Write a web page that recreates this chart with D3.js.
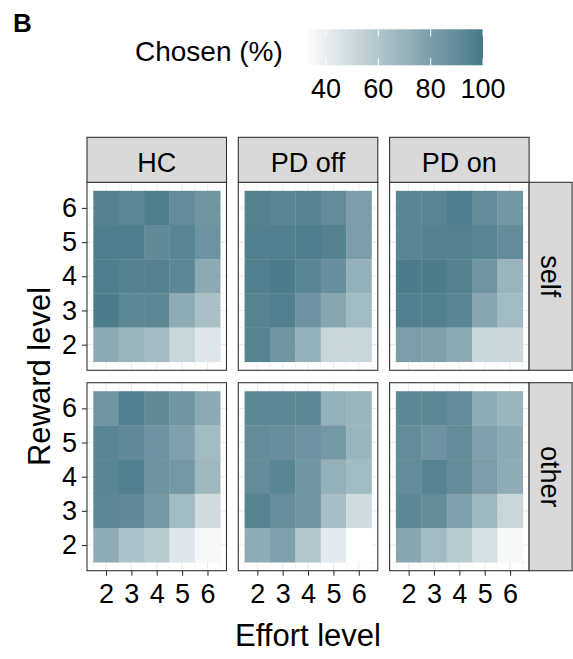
<!DOCTYPE html>
<html>
<head>
<meta charset="utf-8">
<script src="https://cdn.jsdelivr.net/npm/d3@7"></script>
<style>
  body { margin: 0; background: #fff; }
  svg { display: block; font-family: "Liberation Sans", Arial, sans-serif; }
</style>
</head>
<body>
<div class="canvas"></div>
<script>
// data: percent chosen, rows = reward 6 (top) .. 2 (bottom), cols = effort 2..6
const effortLevels = [2, 3, 4, 5, 6];
const rewardLevels = [6, 5, 4, 3, 2];
const groups = ['HC', 'PD off', 'PD on'];
const targets = ['self', 'other'];

const hcSelf = [
    [95, 92, 97, 90, 85],
    [97, 97, 91, 93, 86],
    [97, 95, 95, 92, 74],
    [98, 92, 92, 73, 63],
    [74, 69, 66, 52, 44]
];
const pdOffSelf = [
    [95, 93, 94, 90, 81],
    [96, 96, 97, 95, 81],
    [96, 98, 93, 88, 71],
    [94, 96, 86, 76, 66],
    [94, 85, 71, 52, 52]
];
const pdOnSelf = [
    [93, 93, 97, 90, 84],
    [93, 95, 95, 93, 90],
    [98, 98, 95, 85, 69],
    [96, 96, 93, 76, 66],
    [81, 79, 74, 51, 51]
];
const hcOther = [
    [85, 96, 91, 85, 74],
    [93, 91, 86, 79, 66],
    [93, 96, 86, 83, 67],
    [92, 91, 83, 66, 49],
    [73, 62, 58, 44, 35]
];
const pdOffOther = [
    [92, 92, 92, 71, 69],
    [90, 88, 86, 83, 69],
    [90, 93, 85, 71, 66],
    [94, 88, 85, 64, 49],
    [73, 79, 60, 42, 32]
];
const pdOnOther = [
    [92, 92, 90, 73, 69],
    [90, 86, 90, 79, 74],
    [90, 94, 90, 81, 73],
    [92, 90, 79, 67, 52],
    [76, 66, 58, 47, 35]
];

const colorLimits = [32, 100];
const legendTicks = [40, 60, 80, 100];

const panelData = {
    'self': [hcSelf, pdOffSelf, pdOnSelf],
    'other': [hcOther, pdOffOther, pdOnOther]
};

// layout
const width = 573, height = 659;
const panelW = 139.5, panelH = 188;
const panelX = [87, 238.3, 389.6];
const panelY = [182.3, 382.7];
const stripTop = 137.3, stripH = 45;
const stripRightW = 43;

const svg = d3.select('.canvas')
    .append('svg')
    .attr('width', width)
    .attr('height', height);

const color = d3.scaleLinear()
    .domain(colorLimits)
    .range(['#ffffff', '#467987'])
    .interpolate(d3.interpolateLab);

// scales (shared by all panels)
const x = d3.scaleLinear().domain([1.25, 6.75]).range([0, panelW]);
const y = d3.scaleLinear().domain([1.25, 6.75]).range([panelH, 0]);

const majors = [2, 3, 4, 5, 6];
const minors = [1.5, 2.5, 3.5, 4.5, 5.5, 6.5];

targets.forEach((target, r) => {
    groups.forEach((group, c) => {
        const g = svg.append('g')
            .attr('transform', `translate(${panelX[c]}, ${panelY[r]})`);

        // grid
        g.selectAll('.minor-v').data(minors).enter().append('line')
            .attr('x1', d => x(d)).attr('x2', d => x(d))
            .attr('y1', 0).attr('y2', panelH)
            .attr('stroke', '#ebebeb').attr('stroke-width', 0.55);
        g.selectAll('.minor-h').data(minors).enter().append('line')
            .attr('y1', d => y(d)).attr('y2', d => y(d))
            .attr('x1', 0).attr('x2', panelW)
            .attr('stroke', '#ebebeb').attr('stroke-width', 0.55);
        g.selectAll('.major-v').data(majors).enter().append('line')
            .attr('x1', d => x(d)).attr('x2', d => x(d))
            .attr('y1', 0).attr('y2', panelH)
            .attr('stroke', '#ebebeb').attr('stroke-width', 1.1);
        g.selectAll('.major-h').data(majors).enter().append('line')
            .attr('y1', d => y(d)).attr('y2', d => y(d))
            .attr('x1', 0).attr('x2', panelW)
            .attr('stroke', '#ebebeb').attr('stroke-width', 1.1);

        // tiles
        const cells = [];
        panelData[target][c].forEach((row, i) => {
            row.forEach((v, j) => {
                cells.push({ effort: effortLevels[j], reward: rewardLevels[i], value: v });
            });
        });
        g.selectAll('rect.tile').data(cells).enter().append('rect')
            .attr('class', 'tile')
            .attr('x', d => x(d.effort - 0.5))
            .attr('y', d => y(d.reward + 0.5))
            .attr('width', d => x(d.effort + 0.5) - x(d.effort - 0.5) + 0.3)
            .attr('height', d => y(d.reward - 0.5) - y(d.reward + 0.5) + 0.3)
            .attr('fill', d => color(d.value));

        // border
        g.append('rect')
            .attr('width', panelW).attr('height', panelH)
            .attr('fill', 'none').attr('stroke', '#333').attr('stroke-width', 1.1);

        // axes
        if (c === 0) {
            const yAxis = g.append('g').call(d3.axisLeft(y).tickValues(majors)
                .tickFormat(d3.format('d')).tickSize(5).tickPadding(5));
            yAxis.select('.domain').remove();
            yAxis.selectAll('line').attr('stroke', '#333').attr('stroke-width', 1.1);
            yAxis.selectAll('text').attr('font-size', 27).attr('fill', '#000')
                .attr('font-family', '"Liberation Sans", Arial, sans-serif');
        }
        if (r === targets.length - 1) {
            const xAxis = g.append('g')
                .attr('transform', `translate(0, ${panelH})`)
                .call(d3.axisBottom(x).tickValues(majors)
                    .tickFormat(d3.format('d')).tickSize(5).tickPadding(8));
            xAxis.select('.domain').remove();
            xAxis.selectAll('line').attr('stroke', '#333').attr('stroke-width', 1.1);
            xAxis.selectAll('text').attr('font-size', 27).attr('fill', '#000')
                .attr('font-family', '"Liberation Sans", Arial, sans-serif');
        }

        // top strip
        if (r === 0) {
            svg.append('rect')
                .attr('x', panelX[c]).attr('y', stripTop)
                .attr('width', panelW).attr('height', stripH)
                .attr('fill', '#d9d9d9').attr('stroke', '#333').attr('stroke-width', 1.1);
            svg.append('text')
                .attr('x', panelX[c] + panelW / 2).attr('y', stripTop + 34.4)
                .attr('text-anchor', 'middle').attr('font-size', 27)
                .text(group);
        }
        // right strip
        if (c === groups.length - 1) {
            const sx = panelX[c] + panelW;
            svg.append('rect')
                .attr('x', sx).attr('y', panelY[r])
                .attr('width', stripRightW).attr('height', panelH)
                .attr('fill', '#d9d9d9').attr('stroke', '#333').attr('stroke-width', 1.1);
            svg.append('text')
                .attr('transform', `translate(${sx + 11.5}, ${panelY[r] + panelH / 2}) rotate(90)`)
                .attr('text-anchor', 'middle').attr('font-size', 27)
                .text(target);
        }
    });
});

// axis titles
svg.append('text')
    .attr('x', (panelX[0] + panelX[2] + panelW) / 2).attr('y', 646)
    .attr('text-anchor', 'middle').attr('font-size', 31)
    .text('Effort level');

svg.append('text')
    .attr('transform', `translate(50, ${(panelY[0] + panelY[1] + panelH) / 2}) rotate(-90)`)
    .attr('text-anchor', 'middle').attr('font-size', 31)
    .text('Reward level');

// panel tag
svg.append('text')
    .attr('x', 13).attr('y', 32)
    .attr('font-size', 26).attr('font-weight', 'bold')
    .text('B');

// legend
const legX = 305, legW = 178, legY = 29.3, legH = 36;
const lx = d3.scaleLinear().domain(colorLimits).range([legX, legX + legW]);

const grad = svg.append('defs').append('linearGradient')
    .attr('id', 'legend-grad').attr('x1', '0%').attr('x2', '100%');
d3.range(0, 1.0001, 0.05).forEach(t => {
    grad.append('stop')
        .attr('offset', `${t * 100}%`)
        .attr('stop-color', color(colorLimits[0] + t * (colorLimits[1] - colorLimits[0])));
});

svg.append('rect')
    .attr('x', legX).attr('y', legY)
    .attr('width', legW).attr('height', legH)
    .attr('fill', 'url(#legend-grad)');

legendTicks.forEach(v => {
    svg.append('line')
        .attr('x1', lx(v)).attr('x2', lx(v))
        .attr('y1', legY).attr('y2', legY + legH / 5)
        .attr('stroke', '#fff').attr('stroke-width', 1);
    svg.append('line')
        .attr('x1', lx(v)).attr('x2', lx(v))
        .attr('y1', legY + legH - legH / 5).attr('y2', legY + legH)
        .attr('stroke', '#fff').attr('stroke-width', 1);
});

svg.selectAll('text.leg-label').data(legendTicks).enter().append('text')
    .attr('class', 'leg-label')
    .attr('x', d => lx(d)).attr('y', 98)
    .attr('text-anchor', 'middle').attr('font-size', 27)
    .text(d => d);

svg.append('text')
    .attr('x', 135).attr('y', 61)
    .attr('font-size', 28)
    .text('Chosen (%)');
</script>
</body>
</html>
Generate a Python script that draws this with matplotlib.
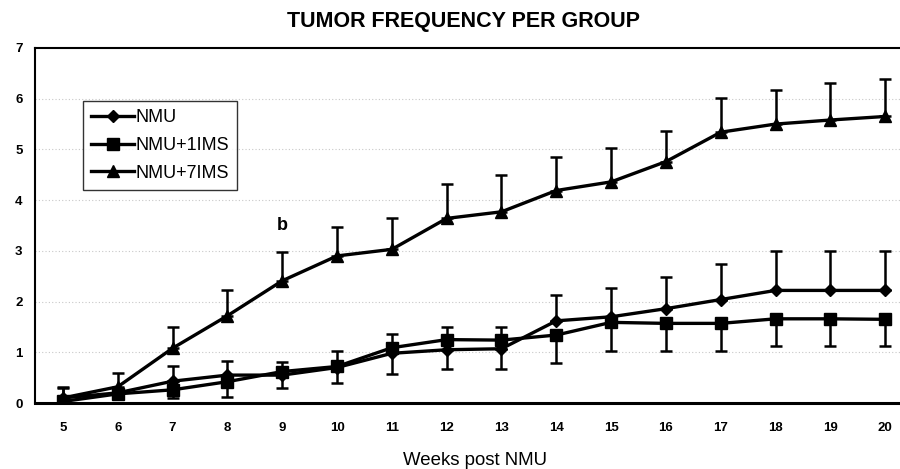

[Exercise aim] Copy, word for word, the entries above from the first line to the line that holds "const targets = ['self', 'other'];". Drop the pictures.

[The result]
Write a web page that recreates this chart with D3.js.
<!DOCTYPE html>
<html>
<head>
<meta charset="utf-8">
<script src="https://cdn.jsdelivr.net/npm/d3@7"></script>
<style>
  body { margin: 0; background: #fff; }
  svg { display: block; font-family: "Liberation Sans", Arial, sans-serif; }
</style>
</head>
<body>
<div class="canvas"></div>
<script>
// data: percent chosen, rows = reward 6 (top) .. 2 (bottom), cols = effort 2..6
const effortLevels = [2, 3, 4, 5, 6];
const rewardLevels = [6, 5, 4, 3, 2];
const groups = ['HC', 'PD off', 'PD on'];
const targets = ['self', 'other'];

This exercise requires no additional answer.